A Critical Time for Crypto
Bitcoin prices have traded within a volatile consolidation range this week, opening at a weekly low of $37,333 US, rallying to a high of $45,039, and then giving back the majority of the gains, closing at $39,220. As the global macro and geopolitical stage continue to create uncertainty in markets, Bitcoin bulls attempt to set a price floor. The bulls have been absorbing a modest but persistent sell-side pressure for over two months now, largely sourced from by short-term holder divestment.
With prices trading sideways in recent weeks, a relative equilibrium has been established. However, given the limited incoming fresh demand, this delicate balance can be disrupted by any significant degree of seller exhaustion, or conversely a re-invigoration of sellers.
Thus, the question to be answered is whether the capital support being provided by the bulls will be sufficient to keep the bears at bay. We can assess the current on-chain volume space, with a specific focus on flows into exchanges to best find the magnitude of sell-side pressure and investor divestment.

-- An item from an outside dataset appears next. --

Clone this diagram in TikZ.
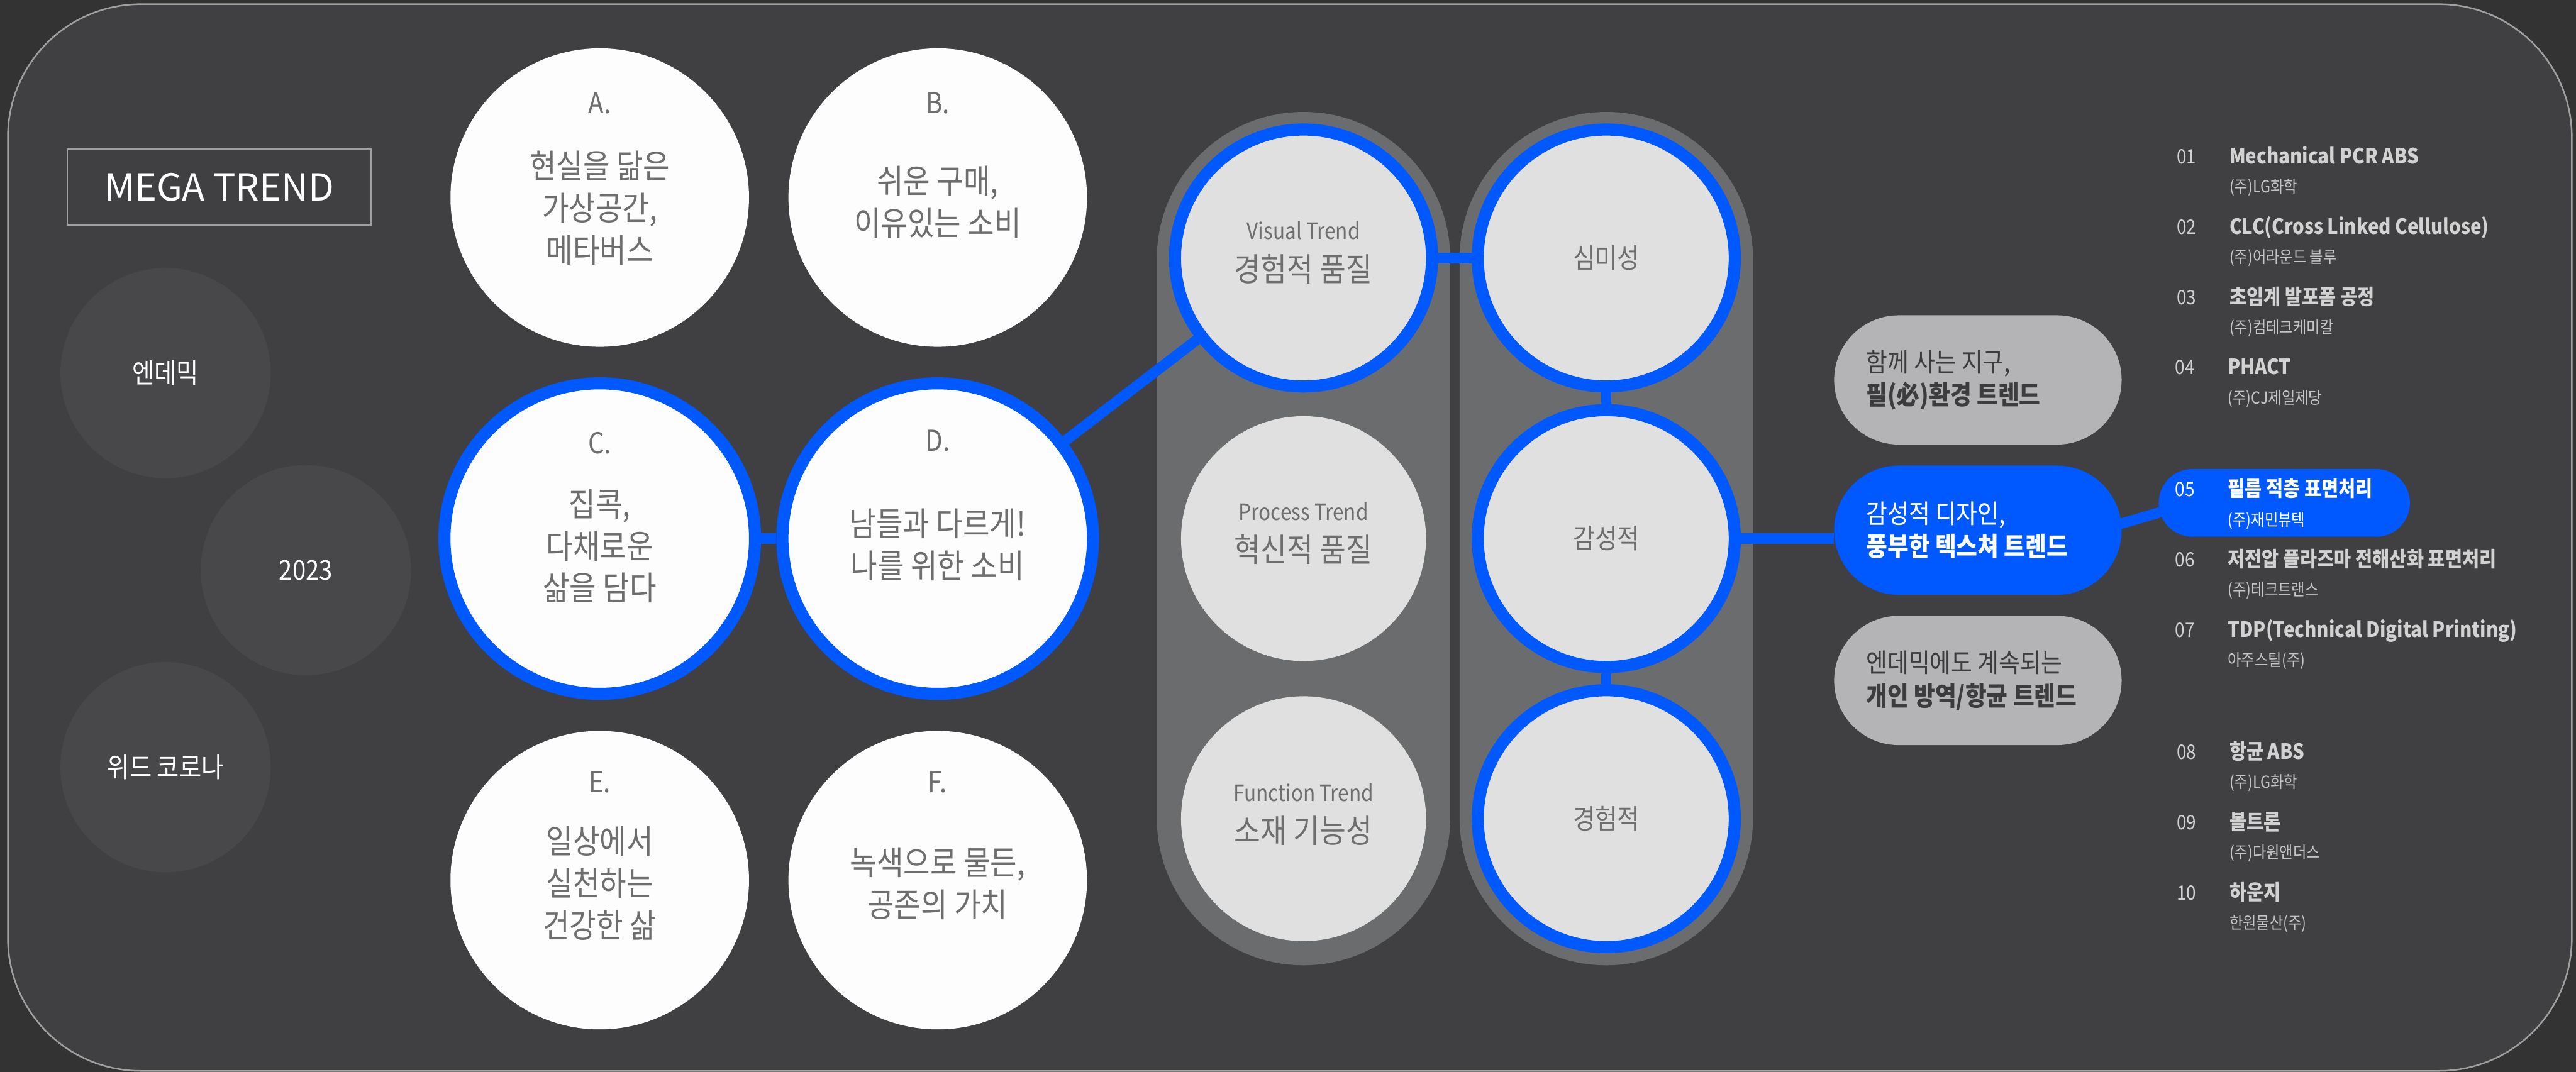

Monitoring of exchange activity is a powerful strategy within on-chain analysis, although it does require an appreciation of data mutability. The tracking of aggregate exchange flows, especially over longer periods (months), provides useful insight into the balance of supply and demand. To start, there are high-level nuances for interpreting exchange balance metrics:
- Bitcoin HODLers (of all wallet sizes) tend to be fairly religious regarding self-custody, and are thus the most likely cohort to withdraw their coins.
- Newer retail level market entrants are far less likely to withdraw coins, preferring the simplicity of custody solutions, and trading options provided by exchanges.
- Institutional treasuries are similarly likely to take advantage of exchange custody solutions or similar), preferring the expertise and risk management offered by such firms. These coins are also more likely to be traded via OTC desks and held in specialised multi-signature arrangements.
- With the proliferation of derivatives markets, Bitcoin units can also be used as collateral, and thus exchange inflows may also be a result of providing additional coin margin.
Note that 3-of-4 of the above characteristics have a skew towards exchange inflows. This is in part what makes the aggregate outflow of 575,876 BTC from exchanges (3.655% of supply) since the March 2020 sell-off so impressive. Note also how a relative equilibrium has been established since September 2021.
During the highly volatile macro and geopolitical events of the last few weeks, exchange net-flow volumes are also reasonably stable, despite a slight bias towards inflows this week. Around 1k BTC per day in net inflows deposited to exchanges this week. This magnitude presumes sell-side supply remains fairly modest, particularly given the global macro context.
The proportion of on-chain volume that is in profit is also near historically low levels, reaching 47.5% this week. Flipping this observation around, we can observe that over half (52.5%) of all transaction volume is currently spent at a loss. For context, the final stages of previous bear cycles (marked in red) were interrupted by over 55% of all transfer volume being in loss (capitulation events).
The current drawdown is historically significant across several on-chain metrics and measures, despite being shallower (-50%) than past bear markets (-85%). This describes characteristics that are similar to previous late-stage bear market trends. However, whilst the degree of on-chain 'panic selling' is significant on a statistical basis, it is notably lower relative to market size – this is a result of a maturing market.
Investors who are divesting are preferring to sell coins that are held at a loss, an activity that has been dominated by Short-Term Holders. Meanwhile, the Long-Term Holder sell-side has continued to decline since Jan 2021 a signal of growing conviction in the face of high macro uncertainty. We're certainly operating on a delicate equilibrium in the crypto market, making it an incredibly critical time for this market.